## Start

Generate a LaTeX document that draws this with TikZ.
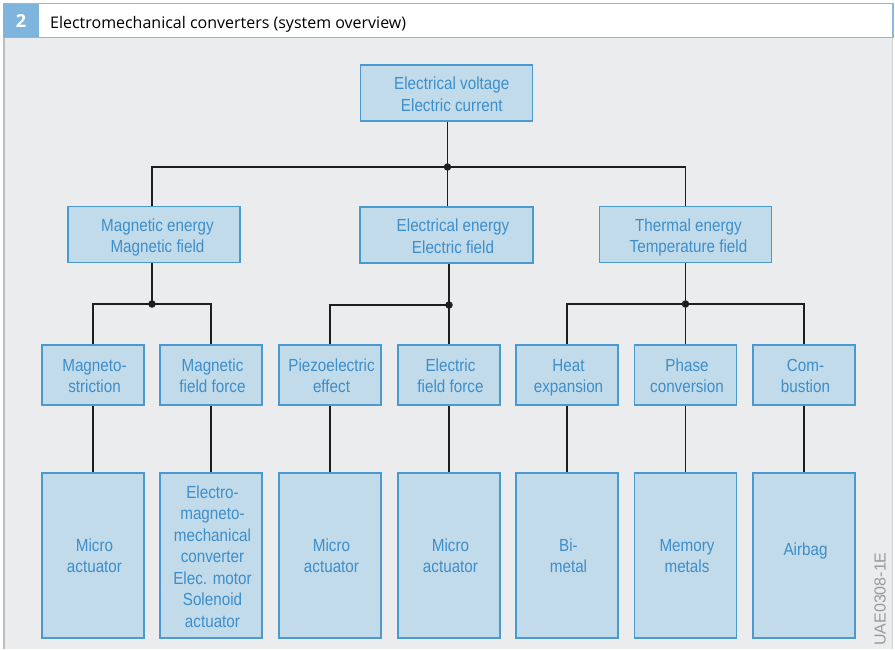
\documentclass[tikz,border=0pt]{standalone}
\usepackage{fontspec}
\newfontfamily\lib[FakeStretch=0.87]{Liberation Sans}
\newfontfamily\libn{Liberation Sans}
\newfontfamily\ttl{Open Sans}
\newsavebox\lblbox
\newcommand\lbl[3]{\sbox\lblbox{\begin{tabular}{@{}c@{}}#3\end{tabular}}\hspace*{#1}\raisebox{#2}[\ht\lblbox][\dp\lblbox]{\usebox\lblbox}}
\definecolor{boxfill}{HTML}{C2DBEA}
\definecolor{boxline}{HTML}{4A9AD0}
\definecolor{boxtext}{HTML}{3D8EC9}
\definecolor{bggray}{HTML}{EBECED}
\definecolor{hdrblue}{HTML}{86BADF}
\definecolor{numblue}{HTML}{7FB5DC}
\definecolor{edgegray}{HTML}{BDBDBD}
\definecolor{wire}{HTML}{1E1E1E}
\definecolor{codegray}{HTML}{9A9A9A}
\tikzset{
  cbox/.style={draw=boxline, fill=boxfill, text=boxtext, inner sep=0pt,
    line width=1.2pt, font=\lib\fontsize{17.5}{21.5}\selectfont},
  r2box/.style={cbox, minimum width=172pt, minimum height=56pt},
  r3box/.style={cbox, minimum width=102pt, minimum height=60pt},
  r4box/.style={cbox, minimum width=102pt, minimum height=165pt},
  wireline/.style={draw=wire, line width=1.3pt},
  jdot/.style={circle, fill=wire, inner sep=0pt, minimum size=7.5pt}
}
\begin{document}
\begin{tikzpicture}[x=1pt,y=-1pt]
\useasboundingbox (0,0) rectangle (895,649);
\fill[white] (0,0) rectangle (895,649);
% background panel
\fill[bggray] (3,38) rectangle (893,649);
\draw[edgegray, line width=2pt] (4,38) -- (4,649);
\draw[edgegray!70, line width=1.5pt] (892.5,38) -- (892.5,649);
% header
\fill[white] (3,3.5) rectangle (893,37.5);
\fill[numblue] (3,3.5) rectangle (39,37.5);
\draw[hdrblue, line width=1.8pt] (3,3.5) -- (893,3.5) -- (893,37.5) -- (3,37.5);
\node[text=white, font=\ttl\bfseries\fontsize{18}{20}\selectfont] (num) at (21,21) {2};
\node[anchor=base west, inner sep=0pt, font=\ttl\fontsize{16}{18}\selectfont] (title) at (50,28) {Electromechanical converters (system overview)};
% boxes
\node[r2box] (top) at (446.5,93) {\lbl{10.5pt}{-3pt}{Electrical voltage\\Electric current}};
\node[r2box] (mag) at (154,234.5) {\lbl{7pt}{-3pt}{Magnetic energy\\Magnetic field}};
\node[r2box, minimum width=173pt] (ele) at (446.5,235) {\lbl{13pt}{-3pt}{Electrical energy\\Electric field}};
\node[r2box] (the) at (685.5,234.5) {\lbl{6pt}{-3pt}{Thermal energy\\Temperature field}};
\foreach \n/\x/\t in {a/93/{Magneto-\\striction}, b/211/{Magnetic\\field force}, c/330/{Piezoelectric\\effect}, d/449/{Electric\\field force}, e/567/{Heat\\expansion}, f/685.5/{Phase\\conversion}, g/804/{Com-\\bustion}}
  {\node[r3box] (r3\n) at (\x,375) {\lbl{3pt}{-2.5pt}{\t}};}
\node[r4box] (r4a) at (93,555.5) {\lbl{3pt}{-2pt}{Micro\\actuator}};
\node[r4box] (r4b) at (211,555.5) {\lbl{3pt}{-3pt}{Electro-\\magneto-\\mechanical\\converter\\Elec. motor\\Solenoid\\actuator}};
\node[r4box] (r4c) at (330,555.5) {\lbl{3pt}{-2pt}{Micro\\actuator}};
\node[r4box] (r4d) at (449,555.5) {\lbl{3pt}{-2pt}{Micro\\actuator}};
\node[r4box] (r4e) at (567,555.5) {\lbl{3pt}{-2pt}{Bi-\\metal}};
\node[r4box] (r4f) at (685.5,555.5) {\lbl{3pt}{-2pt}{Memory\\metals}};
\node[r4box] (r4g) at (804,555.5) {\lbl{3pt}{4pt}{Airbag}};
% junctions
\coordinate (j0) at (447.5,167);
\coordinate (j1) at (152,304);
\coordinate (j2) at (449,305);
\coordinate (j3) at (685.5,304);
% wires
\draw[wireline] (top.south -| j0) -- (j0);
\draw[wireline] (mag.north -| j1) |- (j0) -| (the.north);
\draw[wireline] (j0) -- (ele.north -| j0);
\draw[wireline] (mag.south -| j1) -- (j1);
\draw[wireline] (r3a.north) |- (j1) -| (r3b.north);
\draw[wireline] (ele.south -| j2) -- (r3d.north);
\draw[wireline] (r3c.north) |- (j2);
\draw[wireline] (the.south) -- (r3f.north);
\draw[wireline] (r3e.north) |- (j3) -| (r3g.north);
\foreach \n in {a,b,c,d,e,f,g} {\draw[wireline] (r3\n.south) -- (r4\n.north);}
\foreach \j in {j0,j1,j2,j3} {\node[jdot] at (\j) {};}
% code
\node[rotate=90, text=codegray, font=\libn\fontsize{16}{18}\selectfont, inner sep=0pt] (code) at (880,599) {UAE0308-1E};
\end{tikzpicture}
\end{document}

## End

# INSTRUCTION
All of the material above should be reproduced exactly, except the pictures.

# WORKED ANSWER
Generate a LaTeX document that draws this with TikZ.
\documentclass[tikz,border=0pt]{standalone}
\usepackage{fontspec}
\newfontfamily\lib[FakeStretch=0.87]{Liberation Sans}
\newfontfamily\libn{Liberation Sans}
\newfontfamily\ttl{Open Sans}
\newsavebox\lblbox
\newcommand\lbl[3]{\sbox\lblbox{\begin{tabular}{@{}c@{}}#3\end{tabular}}\hspace*{#1}\raisebox{#2}[\ht\lblbox][\dp\lblbox]{\usebox\lblbox}}
\definecolor{boxfill}{HTML}{C2DBEA}
\definecolor{boxline}{HTML}{4A9AD0}
\definecolor{boxtext}{HTML}{3D8EC9}
\definecolor{bggray}{HTML}{EBECED}
\definecolor{hdrblue}{HTML}{86BADF}
\definecolor{numblue}{HTML}{7FB5DC}
\definecolor{edgegray}{HTML}{BDBDBD}
\definecolor{wire}{HTML}{1E1E1E}
\definecolor{codegray}{HTML}{9A9A9A}
\tikzset{
  cbox/.style={draw=boxline, fill=boxfill, text=boxtext, inner sep=0pt,
    line width=1.2pt, font=\lib\fontsize{17.5}{21.5}\selectfont},
  r2box/.style={cbox, minimum width=172pt, minimum height=56pt},
  r3box/.style={cbox, minimum width=102pt, minimum height=60pt},
  r4box/.style={cbox, minimum width=102pt, minimum height=165pt},
  wireline/.style={draw=wire, line width=1.3pt},
  jdot/.style={circle, fill=wire, inner sep=0pt, minimum size=7.5pt}
}
\begin{document}
\begin{tikzpicture}[x=1pt,y=-1pt]
\useasboundingbox (0,0) rectangle (895,649);
\fill[white] (0,0) rectangle (895,649);
% background panel
\fill[bggray] (3,38) rectangle (893,649);
\draw[edgegray, line width=2pt] (4,38) -- (4,649);
\draw[edgegray!70, line width=1.5pt] (892.5,38) -- (892.5,649);
% header
\fill[white] (3,3.5) rectangle (893,37.5);
\fill[numblue] (3,3.5) rectangle (39,37.5);
\draw[hdrblue, line width=1.8pt] (3,3.5) -- (893,3.5) -- (893,37.5) -- (3,37.5);
\node[text=white, font=\ttl\bfseries\fontsize{18}{20}\selectfont] (num) at (21,21) {2};
\node[anchor=base west, inner sep=0pt, font=\ttl\fontsize{16}{18}\selectfont] (title) at (50,28) {Electromechanical converters (system overview)};
% boxes
\node[r2box] (top) at (446.5,93) {\lbl{10.5pt}{-3pt}{Electrical voltage\\Electric current}};
\node[r2box] (mag) at (154,234.5) {\lbl{7pt}{-3pt}{Magnetic energy\\Magnetic field}};
\node[r2box, minimum width=173pt] (ele) at (446.5,235) {\lbl{13pt}{-3pt}{Electrical energy\\Electric field}};
\node[r2box] (the) at (685.5,234.5) {\lbl{6pt}{-3pt}{Thermal energy\\Temperature field}};
\foreach \n/\x/\t in {a/93/{Magneto-\\striction}, b/211/{Magnetic\\field force}, c/330/{Piezoelectric\\effect}, d/449/{Electric\\field force}, e/567/{Heat\\expansion}, f/685.5/{Phase\\conversion}, g/804/{Com-\\bustion}}
  {\node[r3box] (r3\n) at (\x,375) {\lbl{3pt}{-2.5pt}{\t}};}
\node[r4box] (r4a) at (93,555.5) {\lbl{3pt}{-2pt}{Micro\\actuator}};
\node[r4box] (r4b) at (211,555.5) {\lbl{3pt}{-3pt}{Electro-\\magneto-\\mechanical\\converter\\Elec. motor\\Solenoid\\actuator}};
\node[r4box] (r4c) at (330,555.5) {\lbl{3pt}{-2pt}{Micro\\actuator}};
\node[r4box] (r4d) at (449,555.5) {\lbl{3pt}{-2pt}{Micro\\actuator}};
\node[r4box] (r4e) at (567,555.5) {\lbl{3pt}{-2pt}{Bi-\\metal}};
\node[r4box] (r4f) at (685.5,555.5) {\lbl{3pt}{-2pt}{Memory\\metals}};
\node[r4box] (r4g) at (804,555.5) {\lbl{3pt}{4pt}{Airbag}};
% junctions
\coordinate (j0) at (447.5,167);
\coordinate (j1) at (152,304);
\coordinate (j2) at (449,305);
\coordinate (j3) at (685.5,304);
% wires
\draw[wireline] (top.south -| j0) -- (j0);
\draw[wireline] (mag.north -| j1) |- (j0) -| (the.north);
\draw[wireline] (j0) -- (ele.north -| j0);
\draw[wireline] (mag.south -| j1) -- (j1);
\draw[wireline] (r3a.north) |- (j1) -| (r3b.north);
\draw[wireline] (ele.south -| j2) -- (r3d.north);
\draw[wireline] (r3c.north) |- (j2);
\draw[wireline] (the.south) -- (r3f.north);
\draw[wireline] (r3e.north) |- (j3) -| (r3g.north);
\foreach \n in {a,b,c,d,e,f,g} {\draw[wireline] (r3\n.south) -- (r4\n.north);}
\foreach \j in {j0,j1,j2,j3} {\node[jdot] at (\j) {};}
% code
\node[rotate=90, text=codegray, font=\libn\fontsize{16}{18}\selectfont, inner sep=0pt] (code) at (880,599) {UAE0308-1E};
\end{tikzpicture}
\end{document}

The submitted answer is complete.